Provocação 'aka' Menina Ção disse...

Ok, até agora compreendo e concordo contigo, eu já tive a minha fase parva com roupa, até ter descoberto que o fixe mesmo era os acessórios e que com algumas peças de bom corte fazia a festa melhor que carregada de lycra e algodão esfiapado. Mas há outra coisa, há empresários potugueses que compram made in China e aplicam etiquetas made in Portugal. E sim, os tecidos são maus e sim os preços são como se fosse tudo de 1ª.
Eu já comprei mais Zara que agora, mas continuarei a comprar, não compro mesmo noutros sítios porque até o cheiro das peças me afasta. Sempre gostei muito da Morgan até há 8 anos atrás q ficou uma merda, tudo péssimo e com os preços de sempre, cortei para sempre. Depois gosto da Stefanel, de alguma Lanidor, da Caroll, da Salsa, da Etxart & Panno e bom, uma coisinha ou outra da Mango e uma ou outra da Ana Sousa, a Red Globe tb me apanhava lá de vez em quando.
Por favor mulher, tu chiba-te qual destas é maquiavélica com os funcionários que eu nunca mais lá deixo um cêntimo. (e agora apanho o queixo do chão que em 3 anos de blogosfera nunca me tinha atirado desta forma às marcas.)

jacklyn disse...

Não creio que nenhuma das marcas que mencionaste seja maquiavélica :) porque apesar de serem cadeias de lojas internacionais, vê-se pelo tipo de loja e pelo conceito, que é "boutique" e não "armazém" que não produzem aos milhões. A Mango será talvez a maior mas também sabemos que os preços da Mango são superiores aos da Zara, por exemplo. A qualidade, em quase todos os produtos, também é superior. Assim sendo, quando entras numa loja pequenina, com uma ou duas funcionárias, sabes que a peça que vais comprar não é uma de vinte mil (do mesmo modelo). E a probabilidade de ter sido paga com uma tigela de arroz é muito reduzida. Quanto aos empresários portugueses que compram na Ásia e depois metem etiqueta MADE IN PORTUGAL, não durarão muito.
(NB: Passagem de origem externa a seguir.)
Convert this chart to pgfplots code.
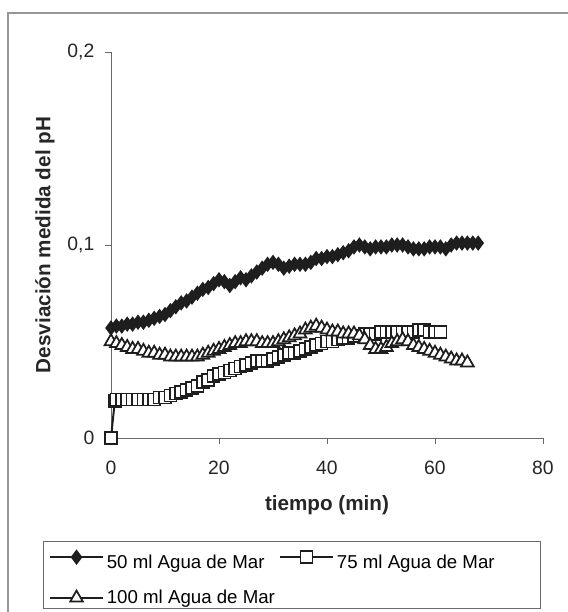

A indústria têxtil em Portugal caminha para o que aconteceu em França e em Itália, só se vão safar os muito bons (contra mim falo que o negócio vai reduzir muito), mas é a verdade. Continuará a existir, mas em menor escala e será topo de gama. Eu tenho clientes americanos que produzem cá, e pagam mais caro, pois ter na etiqueta MADE IN PORTUGAL em vez de MADE IN CHINA valoriza-lhes o produto, para a clientela deles uma peça feita na Europa vale muitíssimo mais do que uma peça feita na Ásia. Por exemplo.